Anyway, now life is imitating art to the extent that our 513 channels of shit feature programmes which are so shit that not even Alan would have had the gall to regard their commissioning as a possibility.  If you want to see some of the best examples, you can follow the Twitter feed @PartridgeIdeas, which is described as, "Real TV/radio shows that sound like Alan Partridge ideas.  Life imitating Partridge".  Each tweet has Alan supposedly coming up with a ludicrous non-idea on one side, and proof on the other side that such nonsense has indeed seen the light of day.

Anyway, how would we have reacted had Alan dictated the message, "Hitler to rise from the dead and become a world-class comedian"?  Too silly even for him?  Well, how about this 2015 movie, 'Look Who's Back'?  "When Hitler reawakens at the site of his former bunker 70 years later, he's mistaken for a brilliant comedian and becomes a media phenomenon."  This twitter feed (along with the similarly brahmatic @getinthesea) provides a perfect alternative for entertainment when you're sidding in front of the TV, flicking through the 513 unwatchable channels and looking for something more entertaining than the semi-final of the men's 10-metre air rifle target-shooding.

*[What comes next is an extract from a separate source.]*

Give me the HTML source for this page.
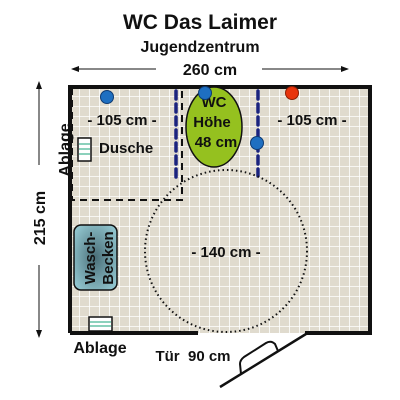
<!DOCTYPE html>
<html><head><meta charset="utf-8"><style>
html,body{margin:0;padding:0;background:#fff}
svg{display:block}
text{font-family:"Liberation Sans",Arial,sans-serif;font-weight:bold;fill:#111}
</style></head><body>
<svg width="400" height="400" viewBox="0 0 400 400">
<defs>
<pattern id="grid" x="70" y="87" width="10" height="10" patternUnits="userSpaceOnUse">
<rect width="10" height="10" fill="#e0dbce"/>
<path d="M10 0V10M0 10H10" stroke="#fff" stroke-width="1.6"/>
</pattern>
<radialGradient id="sink" cx="0.5" cy="0.5" r="0.6"><stop offset="0" stop-color="#4a6e78"/><stop offset="1" stop-color="#8fc3cc"/></radialGradient>
<marker id="ah" markerWidth="8" markerHeight="6" refX="7" refY="3" orient="auto"><path d="M0 0L8 3L0 6z" fill="#111"/></marker>
</defs>
<text x="200" y="29" text-anchor="middle" font-size="21">WC Das Laimer</text>
<text x="200" y="52" text-anchor="middle" font-size="16">Jugendzentrum</text>
<g>
<line x1="156" y1="69" x2="72" y2="69" stroke="#111" stroke-width="1" marker-end="url(#ah)"/>
<line x1="262" y1="69" x2="348" y2="69" stroke="#111" stroke-width="1" marker-end="url(#ah)"/>
<text x="210" y="75" text-anchor="middle" font-size="16">260 cm</text>
</g>
<g>
<line x1="39" y1="165" x2="39" y2="82" stroke="#111" stroke-width="1" marker-end="url(#ah)"/>
<line x1="39" y1="265" x2="39" y2="337" stroke="#111" stroke-width="1" marker-end="url(#ah)"/>
<text transform="translate(45,218) rotate(-90)" text-anchor="middle" font-size="16">215 cm</text>
</g>
<rect x="70" y="87" width="300" height="246" fill="url(#grid)"/>
<path d="M70 333V87H370V333H305" fill="none" stroke="#111" stroke-width="4"/>
<path d="M70 333H198" fill="none" stroke="#111" stroke-width="4"/>
<path d="M72 88V200H182V88" fill="none" stroke="#111" stroke-width="2" stroke-dasharray="7,5"/>
<line x1="176" y1="91" x2="176" y2="177" stroke="#1a237e" stroke-width="3.5" stroke-dasharray="8,5" stroke-linecap="round"/>
<line x1="258" y1="91" x2="258" y2="176" stroke="#1a237e" stroke-width="3.5" stroke-dasharray="8,5" stroke-linecap="round"/>
<circle cx="226" cy="251" r="81" fill="none" stroke="#111" stroke-width="2" stroke-dasharray="1.5,3"/>
<ellipse cx="214" cy="127" rx="28" ry="40" fill="#95c11f" stroke="#111" stroke-width="1.5"/>
<text x="214" y="107" text-anchor="middle" font-size="15">WC</text>
<text x="212" y="127" text-anchor="middle" font-size="15">Höhe</text>
<text x="216" y="147" text-anchor="middle" font-size="15">48 cm</text>
<circle cx="107" cy="97" r="6.5" fill="#1e6fc1" stroke="#0d3a73"/>
<circle cx="205" cy="93" r="6.5" fill="#1e6fc1" stroke="#0d3a73"/>
<circle cx="257" cy="143" r="6.5" fill="#1e6fc1" stroke="#0d3a73"/>
<circle cx="292" cy="93" r="6.5" fill="#e8340c" stroke="#8a1f05"/>
<text x="122" y="125" text-anchor="middle" font-size="15">- 105 cm -</text>
<text x="312" y="125" text-anchor="middle" font-size="15">- 105 cm -</text>
<text x="226" y="257" text-anchor="middle" font-size="15">- 140 cm -</text>
<g>
<rect x="78" y="138" width="13" height="23" fill="#fff" stroke="#111" stroke-width="1.5"/>
<path d="M79 144H90M79 149H90M79 154H90" stroke="#1aa37a" stroke-width="1"/>
</g>
<text x="99" y="153" font-size="15">Dusche</text>
<text transform="translate(70,150) rotate(-90)" text-anchor="middle" font-size="16">Ablage</text>
<g>
<rect x="74" y="225" width="43" height="65" rx="7" fill="url(#sink)" stroke="#111" stroke-width="1.5"/>
<text transform="translate(95,258) rotate(-90)" text-anchor="middle" font-size="15">Wasch-</text>
<text transform="translate(113,258) rotate(-90)" text-anchor="middle" font-size="15">Becken</text>
</g>
<g>
<rect x="89" y="317" width="23" height="14" fill="#fff" stroke="#111" stroke-width="1.5"/>
<path d="M90 322H111M90 326H111" stroke="#1aa37a" stroke-width="1"/>
</g>
<text x="100" y="353" text-anchor="middle" font-size="16">Ablage</text>
<text x="193" y="361" text-anchor="middle" font-size="15">Tür&#160; 90 cm</text>
<g>
<line x1="220" y1="387" x2="306" y2="334" stroke="#111" stroke-width="2.5"/>
<path d="M241 374L240 364Q240 360 244 357L266 343Q271 340 275 344L278 351" fill="none" stroke="#111" stroke-width="2"/>
</g>
</svg>
</body></html>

So, as you'll have gathered, we'll be off to Bath tomorrow with Hope Is High.  We can only hope that we might enjoy a trip more productive than yesterday's outing, when I took Cottesloe even farther down the same road, to Chepstow.  (Hence my listening to the radio during the morning).  Yesterday's race didn't work out as I'd hoped, but no lives were lost.  We'll see what tomorrow brings.  Cottesloe is pictured before yesterday's race in this paragraph.  Hope Is High is in the first three photographs, taken on Tuesday with Jana.  The next six photographs were all taken on Wednesday.  Magic Ice (who is entered at Chelmsford on Tuesday) is in the first two of them with Anna; White Valiant (who might make his debut the week after next) is in the last two of them with Clare.